I’m not any of these kids, but I coached all these Dreamers [and parents] who have made their fair share of mistakes, knowingly and unknowingly.
Equity.
» The dream of anyone entering the United States for the first time is to first survive in this new world. That much is true. To hold dreams in a new land that is more free than the war-ravaged, totalitarian countries from whence they came.
I've coached kids from all of Central America, and every South American country from Chile to Brazil. I've eyeballed well-worn birth certificates from war-torn parts of Africa that only display the 1st day of the month in which the boy or girl is born. I've had a new arrival from South Sudan show up to practice wearing an old sports coat over his soccer jersey because it's a bit chilly out and this was the only coat given to the kid by his family's refugee representative.
I've consoled mothers from Bosnia-Herzegovina who just wanted a safe and place in America for their kids to play, a sanctuary while they're working three jobs to make ends meet. And the last thing they want in their 2-bedroom apartment filled with two immigrant families and piping hot tiny, ornate cups of espresso on a table is to hand their kids over to mean city streets below where two saloons, a motel and a gentlemen’s club sit and blare welcome signs in neon.
I'm nobody special in the grand scheme of things, but you can learn a lot from people who are lacking in certain things. You can learn a lot by seeing how these kids interact with each other between drills. You can learn a lot — former Real Salt Lake head coach Jason Kreis did, as a player — by watching these kids play made-up games before practice.
You can learn a lot from someone by entering their cramped 1-bedroom apartment teeming with roaches scurrying across its walls while a mother swathed in flowing robes and a burqa sings a soothing hymn from her native land to a crying infant swaddled in her arms. You can shake hands with a father from Oaxaca, Mexico whose arms are covered in grease up to both elbows and assure him that his son is OK.

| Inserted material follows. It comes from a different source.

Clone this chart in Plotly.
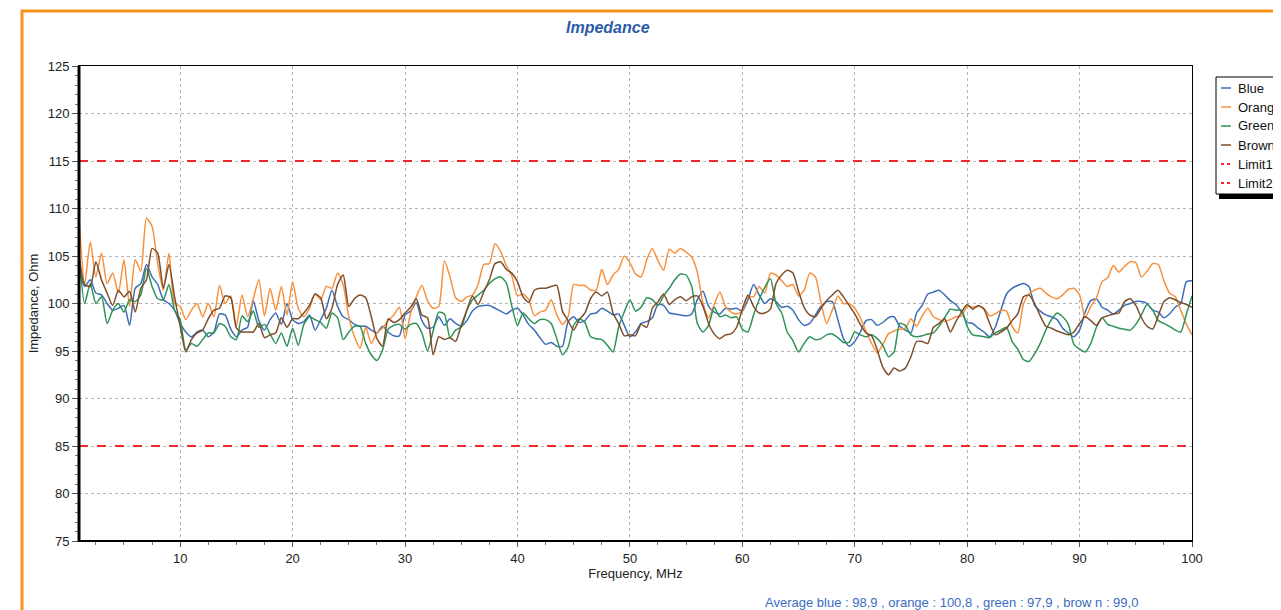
import plotly.graph_objects as go

# Frequency grid (MHz), sampled every 0.5 MHz from 1 to 100
freq = [1 + 0.5 * i for i in range(199)]

blue = [
    103.5, 101.8, 102.5, 101.1, 100.9, 100.0, 99.3, 99.5, 99.8, 97.7,
    101.6, 102.1, 104.1, 102.8, 102.0, 100.4, 100.0, 99.3, 97.9, 97.0,
    96.5, 97.0, 97.2, 96.5, 97.0, 98.9, 98.8, 97.3, 96.5, 97.2,
    97.5, 100.3, 98.2, 97.2, 98.3, 99.0, 97.8, 100.0, 98.3, 97.9,
    98.1, 98.8, 97.2, 98.3, 99.5, 101.4, 99.7, 98.6, 98.3, 97.8,
    97.6, 97.6, 97.2, 96.9, 97.6, 97.0, 96.6, 96.6, 98.8, 99.2,
    100.1, 98.2, 97.4, 97.5, 98.6, 97.7, 98.4, 97.9, 97.6, 98.2,
    99.2, 99.7, 99.8, 99.8, 99.5, 99.2, 98.9, 99.3, 99.5, 98.8,
    97.8, 97.2, 96.4, 95.7, 95.9, 95.5, 95.5, 98.1, 98.6, 98.0,
    98.2, 98.9, 99.0, 99.5, 99.2, 98.8, 98.9, 97.7, 96.5, 97.0,
    97.9, 98.1, 98.5, 99.9, 99.8, 99.0, 98.9, 98.8, 98.7, 98.9,
    100.4, 101.3, 99.7, 99.1, 98.9, 99.5, 99.4, 99.5, 99.2, 100.4,
    102.0, 100.9, 100.0, 100.5, 100.2, 99.6, 99.7, 99.3, 98.3, 97.7,
    97.9, 98.8, 99.7, 100.2, 100.2, 98.3, 96.3, 95.5, 96.0, 97.0,
    98.2, 98.3, 97.7, 98.0, 98.5, 98.6, 97.6, 97.2, 96.9, 99.0,
    99.8, 101.0, 101.2, 101.4, 100.9, 100.3, 99.9, 99.1, 98.0, 97.9,
    97.4, 97.0, 96.5, 97.5, 99.3, 101.0, 101.6, 101.9, 102.1, 101.8,
    99.8, 99.2, 98.8, 98.6, 98.3, 97.4, 96.9, 96.5, 97.2, 99.1,
    100.3, 100.5, 99.6, 99.3, 98.9, 99.3, 99.8, 100.0, 100.2, 100.2,
    100.0, 99.3, 99.1, 98.5, 98.9, 99.6, 100.0, 102.3, 102.4,
]

orange = [
    109.0, 102.0, 106.5, 102.8, 105.3, 102.1, 103.2, 101.1, 104.6, 99.7,
    104.6, 103.4, 109.0, 108.1, 104.2, 101.4, 105.3, 100.0, 99.7, 98.3,
    99.3, 100.0, 98.6, 100.0, 98.6, 101.9, 100.0, 100.8, 97.6, 100.9,
    98.6, 100.5, 102.5, 98.7, 101.6, 99.3, 101.8, 98.8, 102.3, 99.5,
    98.6, 99.5, 101.0, 100.4, 101.8, 101.6, 103.2, 102.0, 98.6, 96.5,
    95.3, 97.5, 95.8, 96.9, 97.4, 98.2, 98.8, 99.6, 96.3, 99.0,
    100.7, 101.9, 100.3, 99.5, 99.7, 104.5, 102.8, 100.6, 100.2, 100.7,
    100.9, 102.0, 104.1, 104.2, 106.3, 105.5, 104.0, 102.9, 100.8, 101.0,
    100.4, 98.7, 99.1, 99.3, 100.4, 98.8, 97.8, 98.6, 102.0, 101.9,
    101.9, 101.4, 101.4, 103.6, 102.0, 103.0, 103.6, 105.0, 104.3, 103.1,
    102.8, 104.6, 105.8, 104.5, 103.5, 105.7, 105.3, 105.8, 105.4, 104.9,
    103.3, 100.0, 98.5, 99.9, 101.2, 99.7, 99.1, 98.9, 99.2, 100.8,
    100.7, 101.8, 101.1, 103.2, 103.0, 102.4, 101.8, 102.0, 100.8, 101.4,
    103.2, 102.8, 100.1, 97.9, 99.3, 100.8, 100.0, 100.0, 99.5, 98.5,
    97.1, 95.8, 94.8, 95.7, 96.8, 97.1, 97.3, 97.4, 98.4, 97.6,
    98.7, 99.5, 98.6, 98.3, 98.1, 98.3, 98.6, 98.7, 99.7, 99.6,
    99.7, 99.5, 98.7, 98.9, 99.3, 99.2, 97.6, 96.9, 99.9, 101.0,
    101.4, 101.6, 101.1, 100.7, 100.5, 100.9, 101.5, 101.6, 100.9, 98.5,
    99.7, 100.6, 102.3, 102.7, 104.0, 103.3, 103.9, 104.4, 104.3, 102.8,
    103.4, 104.2, 104.1, 102.4, 101.1, 100.7, 99.3, 97.8, 96.7,
]

green = [
    105.1, 100.0, 102.1, 100.0, 100.7, 97.9, 99.3, 100.0, 99.1, 100.4,
    100.2, 100.9, 103.7, 101.8, 100.5, 100.4, 102.0, 99.3, 98.3, 95.1,
    95.8, 95.5, 96.2, 96.9, 96.9, 97.9, 97.6, 96.5, 96.2, 98.7,
    98.1, 99.2, 97.5, 97.8, 96.8, 95.8, 96.9, 95.5, 97.4, 95.6,
    97.8, 98.6, 98.3, 98.0, 97.4, 99.0, 98.5, 96.2, 97.0, 97.6,
    97.6, 95.8, 94.6, 94.0, 95.1, 97.3, 97.7, 97.8, 97.3, 97.8,
    97.9, 96.9, 95.0, 97.1, 99.1, 98.9, 96.4, 97.2, 97.5, 99.3,
    100.4, 100.9, 101.4, 102.1, 102.6, 102.8, 102.2, 99.7, 97.7, 99.0,
    98.4, 97.9, 98.3, 98.3, 97.9, 96.3, 94.6, 95.4, 97.7, 98.4,
    98.0, 96.5, 96.3, 96.2, 95.6, 94.9, 97.5, 99.1, 100.4, 99.2,
    99.6, 100.6, 100.4, 99.8, 100.8, 101.6, 102.5, 103.1, 103.0, 101.8,
    97.9, 97.0, 97.7, 99.6, 98.6, 98.8, 98.5, 98.6, 97.3, 97.0,
    98.8, 100.4, 101.7, 102.6, 100.0, 99.0, 97.0, 96.1, 94.9, 95.8,
    96.5, 96.2, 96.3, 96.7, 96.8, 96.4, 95.9, 95.9, 97.0, 96.7,
    96.5, 96.7, 96.3, 95.6, 94.4, 94.9, 97.9, 97.7, 96.7, 96.5,
    96.6, 96.8, 96.9, 97.6, 98.5, 99.4, 99.3, 99.3, 97.6, 96.7,
    96.6, 96.5, 96.4, 96.9, 97.2, 97.5, 96.0, 95.2, 94.1, 93.9,
    94.7, 95.8, 97.2, 98.3, 99.0, 98.6, 97.8, 95.7, 95.2, 94.9,
    95.8, 97.5, 98.5, 97.8, 97.6, 97.4, 97.3, 97.2, 97.8, 98.8,
    99.9, 99.3, 98.2, 97.9, 97.6, 97.2, 97.0, 98.9, 100.8,
]

brown = [
    105.1, 102.0, 101.8, 104.4, 102.5, 101.1, 99.8, 101.4, 100.7, 101.3,
    99.1, 101.6, 102.5, 105.8, 105.3, 101.6, 104.1, 100.7, 97.6, 94.9,
    96.2, 96.9, 97.2, 98.4, 99.3, 99.5, 100.8, 100.6, 97.4, 97.0,
    97.0, 97.0, 97.9, 96.4, 96.7, 96.9, 98.5, 97.5, 98.4, 98.4,
    99.0, 99.8, 101.0, 100.6, 98.4, 99.5, 102.0, 103.0, 99.7, 100.5,
    100.9, 100.6, 98.6, 96.3, 95.5, 98.4, 98.0, 98.3, 99.0, 99.6,
    100.5, 98.8, 98.5, 94.6, 96.5, 96.2, 96.4, 96.0, 97.7, 99.3,
    100.8, 99.9, 101.2, 102.5, 104.2, 104.4, 103.6, 103.2, 102.3, 100.7,
    100.1, 101.4, 101.6, 101.6, 101.8, 101.9, 99.2, 98.2, 97.2, 98.3,
    99.0, 100.5, 101.2, 100.8, 101.2, 99.0, 97.9, 96.6, 96.7, 96.6,
    97.8, 97.5, 99.5, 100.2, 101.0, 99.9, 100.4, 100.7, 100.3, 100.7,
    100.8, 99.7, 97.9, 96.8, 96.3, 96.7, 96.8, 97.5, 99.4, 100.9,
    99.7, 99.0, 99.0, 99.4, 102.1, 103.0, 103.5, 103.2, 101.3, 99.6,
    98.8, 98.6, 99.5, 100.3, 100.9, 101.4, 100.7, 99.8, 98.9, 97.8,
    96.9, 96.6, 95.1, 93.3, 92.5, 93.2, 92.9, 93.2, 94.4, 96.0,
    96.0, 95.8, 97.5, 97.9, 98.4, 97.0, 98.1, 99.1, 99.9, 99.4,
    99.8, 99.4, 97.9, 96.7, 97.0, 97.4, 98.2, 98.9, 100.7, 100.9,
    100.0, 98.7, 97.6, 97.4, 97.1, 96.9, 96.7, 97.0, 97.9, 98.6,
    98.2, 97.7, 98.5, 98.7, 98.9, 99.0, 100.2, 100.5, 99.8, 98.5,
    97.6, 97.3, 98.7, 100.2, 100.6, 100.4, 100.1, 99.9, 99.6,
]

limit_x = [1, 100]
limit1 = [115, 115]
limit2 = [85, 85]

series_names = ["Blue", "Orange", "Green", "Brown"]
series_colors = ["#3B6DB8", "#F7913D", "#2E9357", "#7E4E2B"]
limit_names = ["Limit1", "Limit2"]
limit_color = "#F02A2A"
averages_text = "Average blue : 98,9 , orange : 100,8 , green : 97,9 , brow n : 99,0"

# The page body has an 8 px margin; positions below are window pixels.
OFF = 8
W, H = 1281, 610 - OFF
PX0, PX1, PY0, PY1 = 79, 1192, 66, 541   # plot area in window pixels
L, R = PX0 - OFF, W - (PX1 - OFF)
T, B = PY0 - OFF, H - (PY1 - OFF)
PW, PH = W - L - R, H - T - B


def px_x(p):
    return (p - OFF - L) / PW


def px_y(p):
    return (H - B - (p - OFF)) / PH


fig = go.Figure()
for name, vals, col in zip(series_names, [blue, orange, green, brown], series_colors):
    fig.add_trace(go.Scatter(
        x=freq, y=vals, mode="lines", name=name, showlegend=False,
        line=dict(color=col, width=1.5, shape="spline", smoothing=0.6),
    ))
for name, vals in zip(limit_names, [limit1, limit2]):
    fig.add_trace(go.Scatter(
        x=limit_x, y=vals, mode="lines", name=name, showlegend=False,
        line=dict(color=limit_color, width=2, dash="dash"),
    ))

shapes = [
    # orange frame around the chart
    dict(type="rect", xref="paper", yref="paper",
         x0=px_x(22), x1=px_x(1330), y0=px_y(660), y1=px_y(11),
         line=dict(color="#F7941D", width=3), fillcolor="rgba(0,0,0,0)",
         layer="below"),
    # thick left axis
    dict(type="line", xref="paper", yref="paper", x0=0, x1=0, y0=0, y1=1,
         line=dict(color="black", width=3)),
    # bottom axis
    dict(type="line", xref="paper", yref="paper", x0=0, x1=1, y0=0, y1=0,
         line=dict(color="black", width=2)),
    # legend shadow
    dict(type="rect", xref="paper", yref="paper",
         x0=px_x(1219), x1=px_x(1330), y0=px_y(199), y1=px_y(193),
         line=dict(width=0), fillcolor="black"),
    # legend box
    dict(type="rect", xref="paper", yref="paper",
         x0=px_x(1216), x1=px_x(1330), y0=px_y(194), y1=px_y(77),
         line=dict(color="black", width=1), fillcolor="white"),
]

annotations = [
    dict(text="<b><i>Impedance</i></b>", xref="paper", yref="paper",
         x=px_x(608), y=px_y(27), xanchor="center", yanchor="middle",
         showarrow=False, font=dict(size=16, color="#2D5CA8")),
    dict(text=averages_text, xref="paper", yref="paper",
         x=px_x(763), y=px_y(602), xanchor="left", yanchor="middle",
         showarrow=False, font=dict(size=13, color="#3A6CC0")),
]

# custom compact legend (short line samples like the original)
legend_names = series_names + limit_names
legend_colors = series_colors + [limit_color, limit_color]
for i, (nm, col) in enumerate(zip(legend_names, legend_colors)):
    yy = 88 + 19 * i
    is_limit = nm in limit_names
    shapes.append(dict(
        type="line", xref="paper", yref="paper",
        x0=px_x(1221), x1=px_x(1231), y0=px_y(yy), y1=px_y(yy),
        line=dict(color=col, width=2 if is_limit else 1.5,
                  dash="dot" if is_limit else "solid")))
    annotations.append(dict(
        text=nm, xref="paper", yref="paper", x=px_x(1236), y=px_y(yy),
        xanchor="left", yanchor="middle", showarrow=False,
        font=dict(size=13, color="#111111")))

fig.update_layout(
    width=W, height=H,
    margin=dict(l=L, r=R, t=T, b=B, autoexpand=False),
    paper_bgcolor="white", plot_bgcolor="white",
    font=dict(family="Liberation Sans, Arial, sans-serif", size=13, color="#222222"),
    showlegend=False,
    xaxis=dict(
        range=[1, 100], tick0=0, dtick=10, ticks="outside", ticklen=5,
        tickcolor="#555555", showline=True, linecolor="black", linewidth=1,
        mirror=True, showgrid=True, gridcolor="#B5B5B5", griddash="dot",
        gridwidth=1, zeroline=False,
        minor=dict(dtick=2.5, tick0=0, ticks="outside", ticklen=3,
                   tickcolor="#777777", showgrid=False),
        title=dict(text="Frequency, MHz", font=dict(size=13), standoff=4),
        tickfont=dict(size=13),
    ),
    yaxis=dict(
        range=[75, 125], tick0=75, dtick=5, ticks="outside", ticklen=6,
        tickcolor="#555555", showline=True, linecolor="black", linewidth=1,
        mirror=True, showgrid=True, gridcolor="#B5B5B5", griddash="dot",
        gridwidth=1, zeroline=False,
        minor=dict(dtick=1, ticks="outside", ticklen=3,
                   tickcolor="#777777", showgrid=False),
        title=dict(text="Impedance, Ohm", font=dict(size=13), standoff=6),
        tickfont=dict(size=13),
    ),
    shapes=shapes,
    annotations=annotations,
)

fig.write_html("out.html")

I tell them all that I understand their concerns and will make sure their children are driven home before dark though it usually got dark by the time I got them all home. As a human being, you feel a certain sense of compassion when you are forced to do something outside of your general purview. It goes way beyond actual coaching when you witness this and drop each kid off at their own personal situations in their own versions of Hell.